Ventured to the beautiful country of Colombia!! And didn't want to come home! I now frequently browse for jobs there!

Spent lots of time with cousins and my grandparents

And of course, spent my summer strutting around in the above's okay though, wearing weird blue dresses around Europe during folk dance festivals qualifies you as "cool"! We had a great trip to Germany, Slovenia, Croatia, and Luxembourg, despite my severe illness! I wasn't able to dance majority of the time because I suffered from a severe inner ear viral infection that gave me incredibly bad vertigo. I enjoyed myself as much as possible, nonetheless! And I never posted pics of the trip, so here are a few!

Like I have said so many times before...sometimes I think I was born on the wrong continent! Living my Latin dream - for Halloween I dressed as the well known "Chicita Banana"!

Took my first road trip across the country!

Finally got my "Last Day" at the least almost! I started my new job, however still working Sundays at the hospital, but they threw me a party for my last day!

Spent the Christmas season enjoying family and friends! One of my best friends was home for the holidays and it was so great to catch up!!

2009, you were great, thanks for everything!
And this is how I welcomed in the new year! Happy Zumba! Bring it 2010!!

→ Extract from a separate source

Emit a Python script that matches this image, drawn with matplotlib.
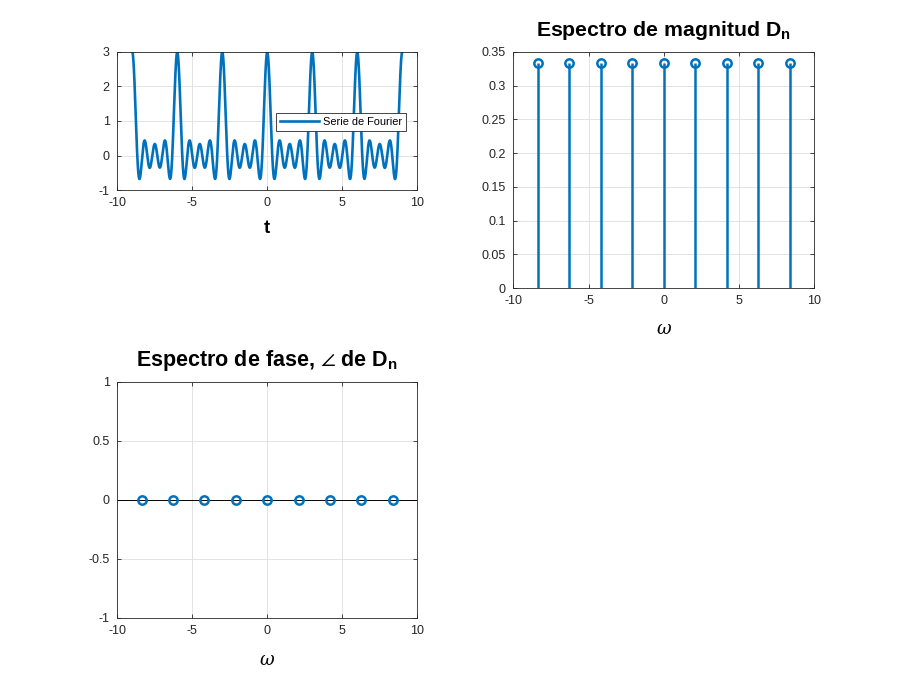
import numpy as np
import matplotlib
matplotlib.use("Agg")
import matplotlib.pyplot as plt

# --------------------------------------------------------------------------
# Data (9 harmonics, period 3 -> w0 = 2*pi/3)
# --------------------------------------------------------------------------
omega = [-8.378, -6.283, -4.189, -2.094, 0.0, 2.094, 4.189, 6.283, 8.378]
Dn_mag = [0.333, 0.333, 0.333, 0.333, 0.333, 0.333, 0.333, 0.333, 0.333]
Dn_phase = [0, 0, 0, 0, 0, 0, 0, 0, 0]

t_start, t_end = -9.0, 9.0

BLUE = "#0072BD"
AX = "#262626"
GRID = "#DEDEDE"

plt.rcParams.update({
    "font.family": ["Liberation Sans", "DejaVu Sans"],
    "font.size": 9,
    "axes.unicode_minus": False,
    "axes.edgecolor": AX,
    "axes.linewidth": 0.6,
    "xtick.color": AX,
    "ytick.color": AX,
    "xtick.direction": "in",
    "ytick.direction": "in",
    "xtick.major.size": 3,
    "ytick.major.size": 3,
    "xtick.major.width": 0.6,
    "ytick.major.width": 0.6,
    "xtick.top": True,
    "ytick.right": True,
    "xtick.major.pad": 5,
    "ytick.major.pad": 5.5,
    "mathtext.fontset": "custom",
    "mathtext.rm": "Liberation Sans",
    "mathtext.bf": "Liberation Sans:bold",
    "mathtext.it": "DejaVu Serif:italic",
    "mathtext.fallback": "stixsans",
})


def style(ax):
    ax.grid(True, color=GRID, lw=0.6)
    ax.set_axisbelow(True)
    ax.tick_params(labelsize=9, labelcolor=AX)


fig = plt.figure(figsize=(9, 6.95), dpi=100)

# --- Serie de Fourier -------------------------------------------------------
ax1 = fig.add_axes([0.1303, 0.7266, 0.3333, 0.1986])
t = np.linspace(t_start, t_end, 4000)
x = np.zeros_like(t)
for d, ph, w in zip(Dn_mag, Dn_phase, omega):
    x += d * np.cos(w * t + ph)
ax1.plot(t, x, color=BLUE, lw=1.9, label="Serie de Fourier")
ax1.set_xlim(-10, 10)
ax1.set_ylim(-1, 3)
ax1.set_xticks([-10, -5, 0, 5, 10])
ax1.set_yticks([-1, 0, 1, 2, 3])
ax1.set_xlabel("t", fontsize=13.5, fontweight="bold", labelpad=8)
style(ax1)
leg = ax1.legend(loc="upper left", bbox_to_anchor=(0.53, 0.558), fontsize=7.9,
                 frameon=True, fancybox=False, edgecolor=AX, framealpha=1,
                 handlelength=3.5, borderpad=0.38, handletextpad=0.35,
                 borderaxespad=0)
leg.get_frame().set_linewidth(0.6)

# --- Espectro de magnitud ----------------------------------------------------
ax2 = fig.add_axes([0.5703, 0.5856, 0.3344, 0.3396])
ml, sl, bl = ax2.stem(omega, Dn_mag, basefmt=" ")
plt.setp(sl, color=BLUE, lw=1.8)
plt.setp(ml, color=BLUE, marker="o", markerfacecolor="none",
         markersize=6, markeredgewidth=1.8)
ax2.set_xlim(-10, 10)
ax2.set_ylim(0, 0.35)
ax2.set_xticks([-10, -5, 0, 5, 10])
ax2.set_yticks(np.arange(0, 0.351, 0.05))
ax2.set_yticklabels(["0", "0.05", "0.1", "0.15", "0.2", "0.25", "0.3", "0.35"])
ax2.set_xlabel(r"$\omega$", fontsize=13, labelpad=10)
ax2.set_title(r"Espectro de magnitud $\mathbf{D_n}$", fontsize=15.3,
              fontweight="bold", pad=11.5)
style(ax2)

# --- Espectro de fase ---------------------------------------------------------
ax3 = fig.add_axes([0.1303, 0.1108, 0.3333, 0.3396])
ax3.axhline(0, color="black", lw=0.7, zorder=2)
ml, sl, bl = ax3.stem(omega, Dn_phase, basefmt=" ")
plt.setp(sl, color=BLUE, lw=1.8)
plt.setp(ml, color=BLUE, marker="o", markerfacecolor="none",
         markersize=6, markeredgewidth=1.8, zorder=3)
ax3.set_xlim(-10, 10)
ax3.set_ylim(-1, 1)
ax3.set_xticks([-10, -5, 0, 5, 10])
ax3.set_yticks([-1, -0.5, 0, 0.5, 1])
ax3.set_yticklabels(["-1", "-0.5", "0", "0.5", "1"])
ax3.set_xlabel(r"$\omega$", fontsize=13, labelpad=11)
ax3.set_title(r"Espectro de fase, $\angle$ de $\mathbf{D_n}$", fontsize=15.5,
              fontweight="bold", pad=11.5)
style(ax3)

fig.savefig("out.png", dpi=100)
plt.close(fig)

Dr Norman Borlaug passed away this last year. What an admirable person! This is what Bill Gates had to say about him:
"I never met Dr. Norman Borlaug, the Nobel Prize–winning plant scientist who did more than anyone in history to fight hunger, but I've admired him for years. He began his career in the 1940s, helping Mexican farmers increase their yields almost sixfold by breeding better seeds. Over the next 40 years, that success spread throughout Latin America and Asia. The Green Revolution, as Dr. Borlaug's life's work is called, cut global hunger in half. Some critics say the world's efforts to improve poor people's lives are doomed. But Dr. Borlaug is proof that large-scale progress is possible. He is a genuine hero, and his story should make us optimistic about the future.

One of my favorites in Hollywood passed away, after a his noble fight to cancer. "No one puts baby in the corner!" Need I say more!?!
The war in Sudan continued on, thus causing many to flee their countries and take up residency at make-shift refugee camps in surrounding countries. Why aren't these the type of wars we fight a little more of?!
The 20 year anniversary of the fall of the Iron Curtain. I am SO intrigued by this time in history! Maybe it is because it is one of the first significant historical events that occurred in my lifetime, that I can actually remember.
And of course, probably one of the biggest news stories of the year: The death of a legend, Michael Jackson.